Given material:
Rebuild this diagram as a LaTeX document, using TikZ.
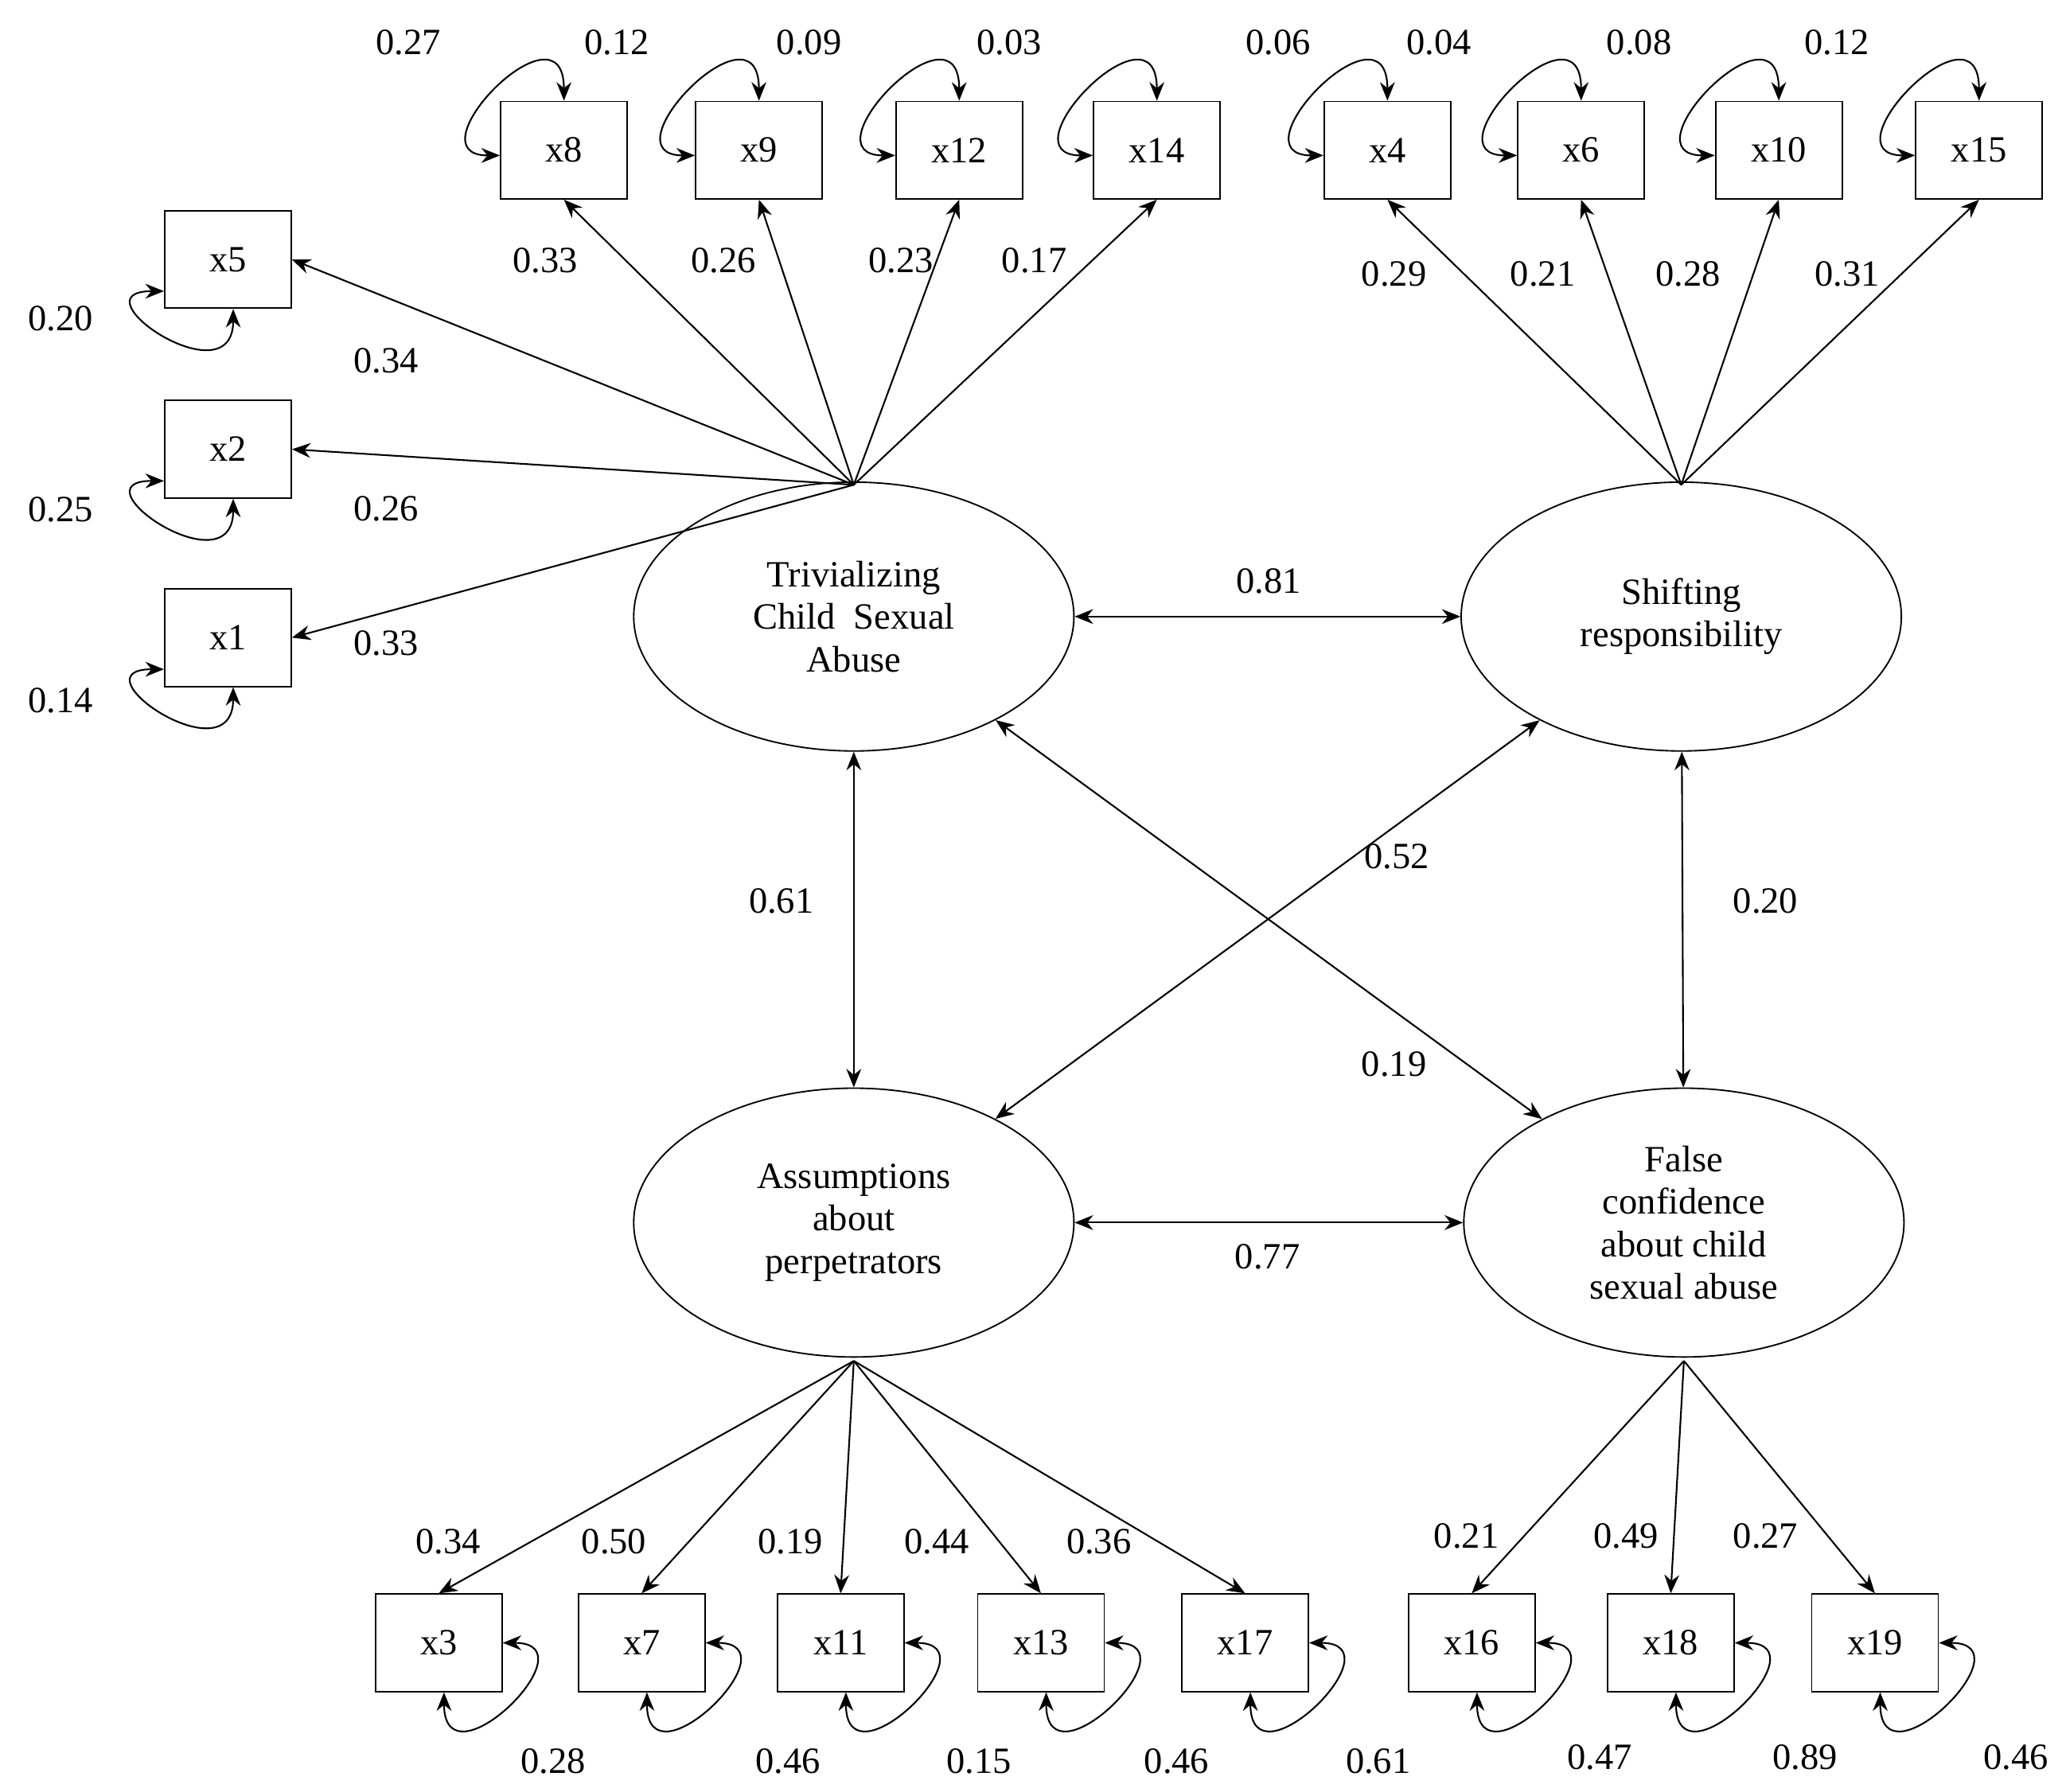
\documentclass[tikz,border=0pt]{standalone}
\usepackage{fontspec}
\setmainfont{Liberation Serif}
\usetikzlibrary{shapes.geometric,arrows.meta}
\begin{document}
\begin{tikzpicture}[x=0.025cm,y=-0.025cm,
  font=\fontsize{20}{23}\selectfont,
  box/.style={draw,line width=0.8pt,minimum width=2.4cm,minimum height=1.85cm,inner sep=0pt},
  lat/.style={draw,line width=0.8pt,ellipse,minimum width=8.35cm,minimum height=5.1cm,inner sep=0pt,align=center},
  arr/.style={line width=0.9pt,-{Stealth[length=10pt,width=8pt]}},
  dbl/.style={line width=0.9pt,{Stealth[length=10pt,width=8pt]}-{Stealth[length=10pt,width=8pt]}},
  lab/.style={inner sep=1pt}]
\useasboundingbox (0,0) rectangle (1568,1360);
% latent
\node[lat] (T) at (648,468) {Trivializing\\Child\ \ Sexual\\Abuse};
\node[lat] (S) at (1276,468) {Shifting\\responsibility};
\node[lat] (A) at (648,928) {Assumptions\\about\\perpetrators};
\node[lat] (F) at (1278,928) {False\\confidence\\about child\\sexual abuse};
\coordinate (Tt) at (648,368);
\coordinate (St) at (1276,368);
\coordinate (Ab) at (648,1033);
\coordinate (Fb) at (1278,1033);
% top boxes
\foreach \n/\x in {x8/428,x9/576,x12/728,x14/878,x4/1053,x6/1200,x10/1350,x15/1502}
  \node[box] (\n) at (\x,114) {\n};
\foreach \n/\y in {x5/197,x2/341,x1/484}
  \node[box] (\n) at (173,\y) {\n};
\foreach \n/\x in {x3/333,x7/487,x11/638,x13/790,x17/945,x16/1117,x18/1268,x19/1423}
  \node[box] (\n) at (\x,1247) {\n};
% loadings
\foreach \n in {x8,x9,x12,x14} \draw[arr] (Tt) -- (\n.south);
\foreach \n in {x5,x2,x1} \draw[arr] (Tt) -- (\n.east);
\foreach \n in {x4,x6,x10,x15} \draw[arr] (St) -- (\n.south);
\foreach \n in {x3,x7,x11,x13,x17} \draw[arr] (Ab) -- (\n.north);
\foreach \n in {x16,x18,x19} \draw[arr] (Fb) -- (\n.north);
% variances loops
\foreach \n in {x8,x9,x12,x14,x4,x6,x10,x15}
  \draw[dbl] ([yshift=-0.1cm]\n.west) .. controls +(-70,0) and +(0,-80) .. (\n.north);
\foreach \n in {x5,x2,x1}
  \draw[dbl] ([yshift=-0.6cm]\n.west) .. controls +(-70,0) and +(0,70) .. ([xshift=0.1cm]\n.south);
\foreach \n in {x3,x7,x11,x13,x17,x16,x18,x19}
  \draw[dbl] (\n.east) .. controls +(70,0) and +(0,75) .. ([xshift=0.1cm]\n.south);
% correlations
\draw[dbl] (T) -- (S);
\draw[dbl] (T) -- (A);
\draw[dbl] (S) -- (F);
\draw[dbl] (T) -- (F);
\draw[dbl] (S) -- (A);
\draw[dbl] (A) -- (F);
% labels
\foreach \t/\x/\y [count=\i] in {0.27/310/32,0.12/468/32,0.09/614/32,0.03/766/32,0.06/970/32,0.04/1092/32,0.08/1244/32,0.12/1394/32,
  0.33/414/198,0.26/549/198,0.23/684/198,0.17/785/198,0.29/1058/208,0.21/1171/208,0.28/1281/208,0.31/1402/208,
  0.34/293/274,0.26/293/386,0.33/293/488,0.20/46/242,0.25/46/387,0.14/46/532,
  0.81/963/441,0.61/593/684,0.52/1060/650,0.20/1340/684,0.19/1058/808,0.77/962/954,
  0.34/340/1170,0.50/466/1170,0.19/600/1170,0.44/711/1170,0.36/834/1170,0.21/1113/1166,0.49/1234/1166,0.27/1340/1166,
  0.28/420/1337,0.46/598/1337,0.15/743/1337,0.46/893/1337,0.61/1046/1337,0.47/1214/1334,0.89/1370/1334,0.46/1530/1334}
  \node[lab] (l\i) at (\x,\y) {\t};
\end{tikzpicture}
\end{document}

To be done: Leave the pictures out and output the rest of the listing exactly.

Result below:
Rebuild this diagram as a LaTeX document, using TikZ.
\documentclass[tikz,border=0pt]{standalone}
\usepackage{fontspec}
\setmainfont{Liberation Serif}
\usetikzlibrary{shapes.geometric,arrows.meta}
\begin{document}
\begin{tikzpicture}[x=0.025cm,y=-0.025cm,
  font=\fontsize{20}{23}\selectfont,
  box/.style={draw,line width=0.8pt,minimum width=2.4cm,minimum height=1.85cm,inner sep=0pt},
  lat/.style={draw,line width=0.8pt,ellipse,minimum width=8.35cm,minimum height=5.1cm,inner sep=0pt,align=center},
  arr/.style={line width=0.9pt,-{Stealth[length=10pt,width=8pt]}},
  dbl/.style={line width=0.9pt,{Stealth[length=10pt,width=8pt]}-{Stealth[length=10pt,width=8pt]}},
  lab/.style={inner sep=1pt}]
\useasboundingbox (0,0) rectangle (1568,1360);
% latent
\node[lat] (T) at (648,468) {Trivializing\\Child\ \ Sexual\\Abuse};
\node[lat] (S) at (1276,468) {Shifting\\responsibility};
\node[lat] (A) at (648,928) {Assumptions\\about\\perpetrators};
\node[lat] (F) at (1278,928) {False\\confidence\\about child\\sexual abuse};
\coordinate (Tt) at (648,368);
\coordinate (St) at (1276,368);
\coordinate (Ab) at (648,1033);
\coordinate (Fb) at (1278,1033);
% top boxes
\foreach \n/\x in {x8/428,x9/576,x12/728,x14/878,x4/1053,x6/1200,x10/1350,x15/1502}
  \node[box] (\n) at (\x,114) {\n};
\foreach \n/\y in {x5/197,x2/341,x1/484}
  \node[box] (\n) at (173,\y) {\n};
\foreach \n/\x in {x3/333,x7/487,x11/638,x13/790,x17/945,x16/1117,x18/1268,x19/1423}
  \node[box] (\n) at (\x,1247) {\n};
% loadings
\foreach \n in {x8,x9,x12,x14} \draw[arr] (Tt) -- (\n.south);
\foreach \n in {x5,x2,x1} \draw[arr] (Tt) -- (\n.east);
\foreach \n in {x4,x6,x10,x15} \draw[arr] (St) -- (\n.south);
\foreach \n in {x3,x7,x11,x13,x17} \draw[arr] (Ab) -- (\n.north);
\foreach \n in {x16,x18,x19} \draw[arr] (Fb) -- (\n.north);
% variances loops
\foreach \n in {x8,x9,x12,x14,x4,x6,x10,x15}
  \draw[dbl] ([yshift=-0.1cm]\n.west) .. controls +(-70,0) and +(0,-80) .. (\n.north);
\foreach \n in {x5,x2,x1}
  \draw[dbl] ([yshift=-0.6cm]\n.west) .. controls +(-70,0) and +(0,70) .. ([xshift=0.1cm]\n.south);
\foreach \n in {x3,x7,x11,x13,x17,x16,x18,x19}
  \draw[dbl] (\n.east) .. controls +(70,0) and +(0,75) .. ([xshift=0.1cm]\n.south);
% correlations
\draw[dbl] (T) -- (S);
\draw[dbl] (T) -- (A);
\draw[dbl] (S) -- (F);
\draw[dbl] (T) -- (F);
\draw[dbl] (S) -- (A);
\draw[dbl] (A) -- (F);
% labels
\foreach \t/\x/\y [count=\i] in {0.27/310/32,0.12/468/32,0.09/614/32,0.03/766/32,0.06/970/32,0.04/1092/32,0.08/1244/32,0.12/1394/32,
  0.33/414/198,0.26/549/198,0.23/684/198,0.17/785/198,0.29/1058/208,0.21/1171/208,0.28/1281/208,0.31/1402/208,
  0.34/293/274,0.26/293/386,0.33/293/488,0.20/46/242,0.25/46/387,0.14/46/532,
  0.81/963/441,0.61/593/684,0.52/1060/650,0.20/1340/684,0.19/1058/808,0.77/962/954,
  0.34/340/1170,0.50/466/1170,0.19/600/1170,0.44/711/1170,0.36/834/1170,0.21/1113/1166,0.49/1234/1166,0.27/1340/1166,
  0.28/420/1337,0.46/598/1337,0.15/743/1337,0.46/893/1337,0.61/1046/1337,0.47/1214/1334,0.89/1370/1334,0.46/1530/1334}
  \node[lab] (l\i) at (\x,\y) {\t};
\end{tikzpicture}
\end{document}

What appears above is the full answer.